SAADET KURULDU, ERDOĞAN-GÜL EKİBİ KOPTU
Kapatılan Fazilet Partisi’nin yerine Saadet Partisi kuruldu. Ancak bu süreçte hareket tam anlamıyla ikiye bölündü. “Yenilikçiler” olarak adlandırılan kanat AKP çatısı altında buluştu. Saadet Partisi hızla kan kaybetmeye başladı.

“Öğrencileri” Erdoğan, Gül ve Arınç ise iktidara yürüyecekti.

KAYIP TRİLYON DAVASI
1998 yılında kapatılan Refah Partisi’ne hazine tarafından yapılan ödemenin iadesi istendi. Ancak parti yetkilileri, paranın örgütlere dağıtıldığını söyleyerek geri ödeme yapmaya yanaşmadı. Müfettişlerin yaptığı incelemede hazineye ait 1 trilyon liranın (bugünkü karşılığı 1 milyon lira) “sahte belgelerle harcanmış gibi yapıldığı” ortaya çıktı. Bunun üzerine kamuoyunda “Kayıp Trilyon” davası olarak bilinen dava başladı.
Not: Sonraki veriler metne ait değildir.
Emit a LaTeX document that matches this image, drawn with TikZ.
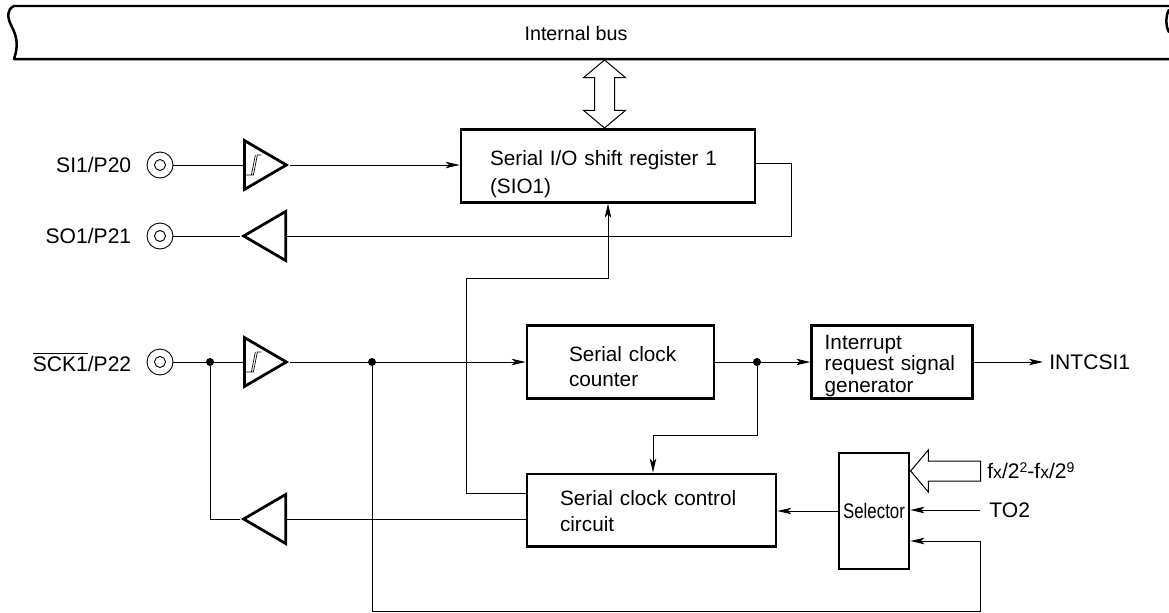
\documentclass[tikz,border=0pt]{standalone}
\usepackage{fontspec}
\setmainfont{Liberation Sans}
\usetikzlibrary{positioning, arrows.meta, shapes.geometric, shapes.arrows}
\tikzset{
    block/.style={rectangle, draw=black, line width=0.055cm, fill=white, inner xsep=0pt, inner ysep=0pt, font=\fontsize{11.8}{15.2}\selectfont, minimum height=1.45cm},
    inset/.style 2 args={execute at begin node={\leftskip=#1\relax\rule{0pt}{#2}}},
    selbox/.style={rectangle, draw=black, line width=0.055cm, fill=white, inner sep=0pt, minimum width=1.4cm, minimum height=2.32cm, font=\fontsize{12}{15}\selectfont},
    port/.style={circle, draw=black, line width=0.018cm, inner sep=0pt, minimum size=0.52cm, path picture={\draw[line width=0.018cm] (path picture bounding box.center) circle (0.11cm);}},
    buf/.style={isosceles triangle, isosceles triangle stretches, draw=black, line width=0.055cm, fill=white, inner sep=0pt, minimum height=0.84cm, minimum width=0.98cm},
    bufleft/.style={buf, shape border rotate=180},
    schmitt/.style={buf, path picture={\draw[line width=0.014cm] ([shift={(1,10)}]path picture bounding box.west) -- ([shift={(9,10)}]path picture bounding box.west) -- ([shift={(13,-10)}]path picture bounding box.west) -- ([shift={(17,-10)}]path picture bounding box.west) ([shift={(7,10)}]path picture bounding box.west) -- ([shift={(11,-10)}]path picture bounding box.west);}},
    dot/.style={circle, fill=black, inner sep=0pt, minimum size=0.16cm},
    tag/.style={inner sep=0pt, font=\fontsize{12}{15}\selectfont},
    wire/.style={line width=0.02cm},
    arrow/.style={wire, -{Stealth[length=0.28cm, width=0.13cm, inset=0.07cm]}},
    busline/.style={line width=0.05cm, line cap=round, line join=round},
    fat/.style={draw=black, line width=0.02cm, fill=white, inner sep=0.19cm}
}
\newcommand{\sw}[1]{\raisebox{0.55ex}{\fontsize{8}{8}\selectfont #1}}
\begin{document}
\begin{tikzpicture}[x=0.02cm, y=-0.02cm]
    \useasboundingbox (0,0) rectangle (1169,612);

    % Internal bus
    \draw[busline] (1169,6) -- (14,6) .. controls (7,9) and (7,17) .. (11,25) .. controls (18,38) and (18,47) .. (14,59) -- (1169,59);
    \draw[busline] (1169,10) .. controls (1165.5,15) and (1165.5,27) .. (1169,32);
    \node[tag, font=\fontsize{11.2}{14}\selectfont] (Bus) at (576,33) {Internal bus};
    \node[double arrow, fat, shape border rotate=90, minimum height=1.36cm, double arrow head extend=0.22cm, double arrow head indent=0cm, double arrow tip angle=100] (BusArrow) at (604.5,94) {};

    % Shift register
    \node[block, minimum width=5.88cm, text width=5.88cm, inset={0.58cm}{0.63cm}, font=\fontsize{11.8}{15.9}\selectfont] (Sio) at (608,166) {Serial I/O shift register 1\\(SIO1)};
    \node[port] (Si) at (160,165) {};
    \node[tag, left=0.3cm of Si] (SiLabel) {SI1/P20};
    \node[schmitt, anchor=lower side] (SiBuf) at (243,165) {};
    \draw[wire] (Si) -- (SiBuf.lower side);
    \draw[arrow] (SiBuf.apex) -- (Sio.west |- SiBuf.apex);

    \node[port] (So) at (160,236) {};
    \node[tag, left=0.3cm of So] (SoLabel) {SO1/P21};
    \node[bufleft, anchor=lower side] (SoBuf) at (287,236) {};
    \coordinate (SoTurn) at (791,236);
    \draw[wire] (So) -- (SoBuf.apex);
    \draw[wire] (Sio.east |- 0,163) -| (SoTurn) -- (SoBuf.lower side);

    % Clock input
    \node[port] (Sck) at (160,362) {};
    \node[tag, left=0.3cm of Sck] (SckLabel) {$\overline{\mbox{SCK1}}$/P22};
    \node[schmitt, anchor=lower side] (SckBuf) at (243,362) {};
    \node[dot] (DotIn) at (210,362) {};
    \node[dot] (DotClk) at (372,362) {};
    \draw[wire] (Sck) -- (SckBuf.lower side);

    % Counter and interrupt
    \node[block, minimum width=3.74cm, text width=3.74cm, inset={0.84cm}{0.47cm}, font=\fontsize{11.8}{14.4}\selectfont] (Counter) at (620.5,362) {Serial clock\\counter};
    \node[block, right=1.9cm of Counter, minimum width=3.22cm, text width=3.22cm, inset={0.26cm}{0.44cm}, font=\fontsize{11.8}{12.2}\selectfont] (Intr) {Interrupt\\request signal\\generator};
    \node[tag, anchor=west, inner xsep=0.12cm] (Intcsi) at (1043,362) {INTCSI1};
    \node[dot] (DotCnt) at (757,362) {};
    \draw[arrow] (SckBuf.apex) -- (Counter.west);
    \draw[arrow] (Counter.east) -- (Intr.west);
    \draw[arrow] (Intr.east) -- (Intcsi.west);

    % Control circuit
    \node[block, below=1.46cm of Counter.south west, anchor=north west, minimum width=4.98cm, text width=4.98cm, inset={0.66cm}{0.33cm}] (Control) {Serial clock control\\circuit};
    \node[bufleft, anchor=lower side] (CtlBuf) at (287,519) {};
    \coordinate (CntTurn) at (653,435);
    \coordinate (LoopTurn) at (466,278);
    \draw[wire] (DotIn) |- (CtlBuf.apex);
    \draw[wire] (Control.west |- CtlBuf) -- (CtlBuf.lower side);
    \draw[arrow] (DotCnt) |- (CntTurn) -- (CntTurn |- Control.north);
    \draw[arrow] (Control.west |- 0,493) -| (LoopTurn) -| (Sio.south);

    % Selector
    \node[selbox] (Selector) at (874,511) {\scalebox{0.8}[1]{Selector}};
    \node[single arrow, fat, shape border rotate=180, minimum height=1.4cm, single arrow head extend=0.22cm, single arrow head indent=0cm, single arrow tip angle=100, anchor=tip] (FxArrow) at (910,471) {};
    \node[tag, anchor=west] (Fx) at (987,471) {f{\fontsize{10}{10}\selectfont x}/2\sw{2}-f{\fontsize{10}{10}\selectfont x}/2\sw{9}};
    \node[tag, anchor=west] (ToTwo) at (989,510) {TO2};
    \coordinate (ToTail) at (980,510);
    \coordinate (FbTurn) at (980,611);
    \coordinate (FbIn) at (980,541);
    \draw[arrow] (ToTail) -- (ToTail -| Selector.east);
    \draw[arrow] (Selector.west) -- (Selector.west -| Control.east);
    \draw[arrow] (DotClk) |- (FbTurn) -- (FbIn) -- (FbIn -| Selector.east);
\end{tikzpicture}
\end{document}
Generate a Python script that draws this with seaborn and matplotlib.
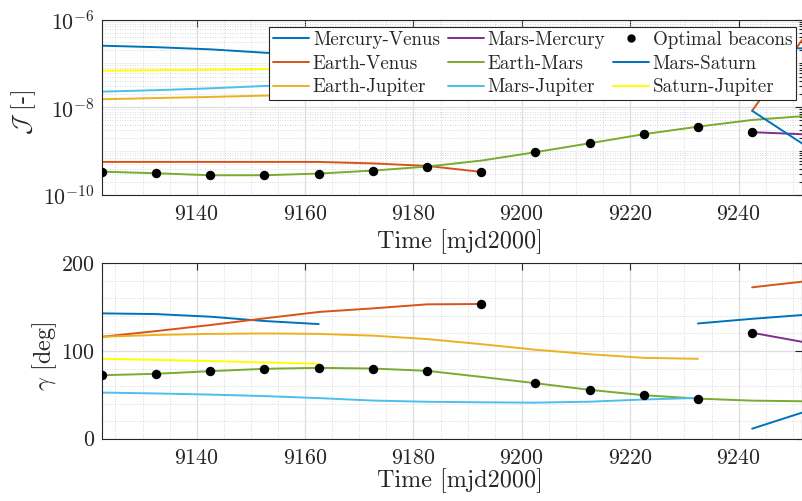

Erbakan, 2002’de “özel evrakta sahtecilik” suçundan 2 yıl 4 ay hapis cezasına mahkum oldu ve tekrar siyasi yasaklı konumuna düştü. 2004 yılında bu nedenle Saadet Partisi genel başkanlığından ayrıldı. Hastanelerden aldığı sağlık raporlarıyla cezanın infazını sürekli erteleyen Erbakan’ın imdadına öğrencilerinden oluşan AKP hükümeti yetişti. Önce hapis cezası TCK’da yapılan değişiklikle ev hapsine çevrildi. Erbakan ev hapsini çekerken Adli Tıp Kurumu’nun “sürekli hastalık” raporu doğrultusunda Abdullah Gül tarafından 2008’de affedildi.

GÜL AFFETTİ
Erbakan’ı affeden Abdullah Gül, Refah Partisi genel başkan yardımcılığı görevini yürüttüğü için aynı dava kapsamında yargılanması gerekirken, dokunulmazlık nedeniyle yargılanamamıştı.

Necmettin Erbakan ve AKP’nin kurucu kadroları olan Erdoğan, Gül ve Arınç’ın arası yenilikçi kanadın gelenekçileri eleştirip partiden kopması ve AKP’yi kurmasından beri bozuktu. Buna rağmen siyasi kariyerlerini borçlu oldukları Erbakan’a olan “saygılarını” sürdürdüler.

Şimdilerde Türkiye gericiliğinin “kurucu” isimlerinden Erbakan, zamanında “yenilikçi” olarak tanımlanan Erdoğan’ın oluruyla “devlet büyüğü” olarak anılır hale geldi.